* [Dataset content]
** Begin **

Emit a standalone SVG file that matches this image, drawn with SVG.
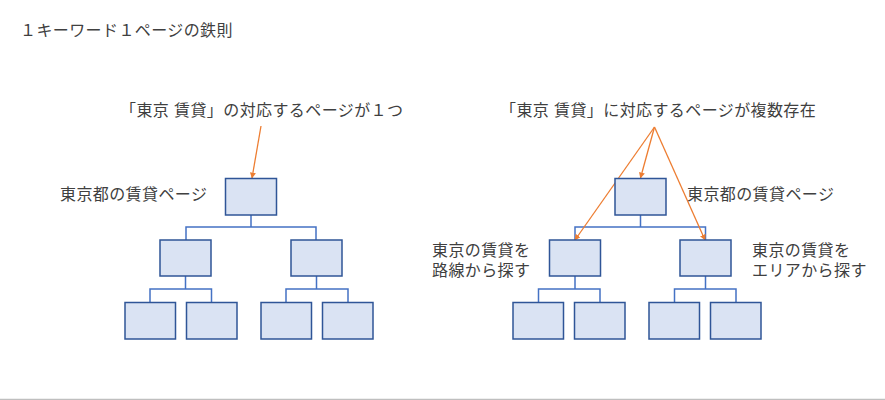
<svg xmlns="http://www.w3.org/2000/svg" width="885" height="400" viewBox="0 0 885 400">
<defs>
<style>
text{font-family:"Liberation Sans","Noto Sans CJK JP",sans-serif;font-size:16px;fill:#404040;letter-spacing:0.4px}
.box{fill:#dae3f3;stroke:#2f5597;stroke-width:1.5}
.con{fill:none;stroke:#4472c4;stroke-width:1.5}
.arr{fill:none;stroke:#ed7d31;stroke-width:1.3}
</style>
<marker id="ah" viewBox="0 0 10 10" refX="9" refY="5" markerWidth="6" markerHeight="6" orient="auto" markerUnits="userSpaceOnUse">
<path d="M0,0 L10,5 L0,10 z" fill="#ed7d31"/>
</marker>
</defs>
<rect width="885" height="400" fill="#fff"/>
<line x1="0" y1="399.5" x2="885" y2="399.5" stroke="#bfbfbf" stroke-width="1.5"/>
<text x="20" y="36">１キーワード１ページの鉄則</text>

<g id="connectors">
<path class="con" d="M251,215 V227 M186,240 V227 H316 V240 M185.5,276 V289 M150,302 V289 H211.5 V302 M316.5,276 V289 M286,302 V289 H348 V302"/>
<path class="con" d="M640.5,215 V227 M575,240 V227 H705.5 V240 M575,276 V289 M538.5,302 V289 H600 V302 M705.5,276 V289 M674.5,302 V289 H736 V302"/>
<line class="arr" x1="261" y1="126" x2="252" y2="178" marker-end="url(#ah)"/>
<line class="arr" x1="654.5" y1="127" x2="640.5" y2="178" marker-end="url(#ah)"/>
<line class="arr" x1="654.5" y1="127" x2="575" y2="240" marker-end="url(#ah)"/>
<line class="arr" x1="654.5" y1="127" x2="705" y2="240" marker-end="url(#ah)"/>
</g>

<g id="left-tree">
<g id="L-top"><rect class="box" x="225.5" y="178.5" width="51" height="36.5"/></g>
<g id="L-mid1"><rect class="box" x="160" y="240" width="51" height="36"/></g>
<g id="L-mid2"><rect class="box" x="291" y="240" width="51" height="36"/></g>
<g id="L-b1"><rect class="box" x="125" y="302.5" width="50.5" height="36.5"/></g>
<g id="L-b2"><rect class="box" x="186.5" y="302.5" width="50.5" height="36.5"/></g>
<g id="L-b3"><rect class="box" x="261" y="302.5" width="50.5" height="36.5"/></g>
<g id="L-b4"><rect class="box" x="322.5" y="302.5" width="50.5" height="36.5"/></g>
</g>

<g id="right-tree">
<g id="R-top"><rect class="box" x="615" y="178.5" width="51" height="36.5"/></g>
<g id="R-mid1"><rect class="box" x="549.5" y="240" width="51" height="36"/></g>
<g id="R-mid2"><rect class="box" x="680" y="240" width="51" height="36"/></g>
<g id="R-b1"><rect class="box" x="513" y="302.5" width="50.5" height="36.5"/></g>
<g id="R-b2"><rect class="box" x="574.5" y="302.5" width="50.5" height="36.5"/></g>
<g id="R-b3"><rect class="box" x="649" y="302.5" width="50.5" height="36.5"/></g>
<g id="R-b4"><rect class="box" x="710.5" y="302.5" width="50.5" height="36.5"/></g>
</g>

<g id="labels">
<text x="120" y="116">「東京 賃貸」の対応するページが１つ</text>
<text x="60" y="200">東京都の賃貸ページ</text>
<text x="500" y="116">「東京 賃貸」に対応するページが複数存在</text>
<text x="687" y="200">東京都の賃貸ページ</text>
<text x="432" y="256"><tspan x="432" y="256">東京の賃貸を</tspan><tspan x="432" y="276">路線から探す</tspan></text>
<text x="752" y="256"><tspan x="752" y="256">東京の賃貸を</tspan><tspan x="752" y="276">エリアから探す</tspan></text>
</g>
</svg>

** End **

* [Challenge] Reproduce the full material exactly, excluding the pictures.

* [Answer in full]
Emit a standalone SVG file that matches this image, drawn with SVG.
<svg xmlns="http://www.w3.org/2000/svg" width="885" height="400" viewBox="0 0 885 400">
<defs>
<style>
text{font-family:"Liberation Sans","Noto Sans CJK JP",sans-serif;font-size:16px;fill:#404040;letter-spacing:0.4px}
.box{fill:#dae3f3;stroke:#2f5597;stroke-width:1.5}
.con{fill:none;stroke:#4472c4;stroke-width:1.5}
.arr{fill:none;stroke:#ed7d31;stroke-width:1.3}
</style>
<marker id="ah" viewBox="0 0 10 10" refX="9" refY="5" markerWidth="6" markerHeight="6" orient="auto" markerUnits="userSpaceOnUse">
<path d="M0,0 L10,5 L0,10 z" fill="#ed7d31"/>
</marker>
</defs>
<rect width="885" height="400" fill="#fff"/>
<line x1="0" y1="399.5" x2="885" y2="399.5" stroke="#bfbfbf" stroke-width="1.5"/>
<text x="20" y="36">１キーワード１ページの鉄則</text>

<g id="connectors">
<path class="con" d="M251,215 V227 M186,240 V227 H316 V240 M185.5,276 V289 M150,302 V289 H211.5 V302 M316.5,276 V289 M286,302 V289 H348 V302"/>
<path class="con" d="M640.5,215 V227 M575,240 V227 H705.5 V240 M575,276 V289 M538.5,302 V289 H600 V302 M705.5,276 V289 M674.5,302 V289 H736 V302"/>
<line class="arr" x1="261" y1="126" x2="252" y2="178" marker-end="url(#ah)"/>
<line class="arr" x1="654.5" y1="127" x2="640.5" y2="178" marker-end="url(#ah)"/>
<line class="arr" x1="654.5" y1="127" x2="575" y2="240" marker-end="url(#ah)"/>
<line class="arr" x1="654.5" y1="127" x2="705" y2="240" marker-end="url(#ah)"/>
</g>

<g id="left-tree">
<g id="L-top"><rect class="box" x="225.5" y="178.5" width="51" height="36.5"/></g>
<g id="L-mid1"><rect class="box" x="160" y="240" width="51" height="36"/></g>
<g id="L-mid2"><rect class="box" x="291" y="240" width="51" height="36"/></g>
<g id="L-b1"><rect class="box" x="125" y="302.5" width="50.5" height="36.5"/></g>
<g id="L-b2"><rect class="box" x="186.5" y="302.5" width="50.5" height="36.5"/></g>
<g id="L-b3"><rect class="box" x="261" y="302.5" width="50.5" height="36.5"/></g>
<g id="L-b4"><rect class="box" x="322.5" y="302.5" width="50.5" height="36.5"/></g>
</g>

<g id="right-tree">
<g id="R-top"><rect class="box" x="615" y="178.5" width="51" height="36.5"/></g>
<g id="R-mid1"><rect class="box" x="549.5" y="240" width="51" height="36"/></g>
<g id="R-mid2"><rect class="box" x="680" y="240" width="51" height="36"/></g>
<g id="R-b1"><rect class="box" x="513" y="302.5" width="50.5" height="36.5"/></g>
<g id="R-b2"><rect class="box" x="574.5" y="302.5" width="50.5" height="36.5"/></g>
<g id="R-b3"><rect class="box" x="649" y="302.5" width="50.5" height="36.5"/></g>
<g id="R-b4"><rect class="box" x="710.5" y="302.5" width="50.5" height="36.5"/></g>
</g>

<g id="labels">
<text x="120" y="116">「東京 賃貸」の対応するページが１つ</text>
<text x="60" y="200">東京都の賃貸ページ</text>
<text x="500" y="116">「東京 賃貸」に対応するページが複数存在</text>
<text x="687" y="200">東京都の賃貸ページ</text>
<text x="432" y="256"><tspan x="432" y="256">東京の賃貸を</tspan><tspan x="432" y="276">路線から探す</tspan></text>
<text x="752" y="256"><tspan x="752" y="256">東京の賃貸を</tspan><tspan x="752" y="276">エリアから探す</tspan></text>
</g>
</svg>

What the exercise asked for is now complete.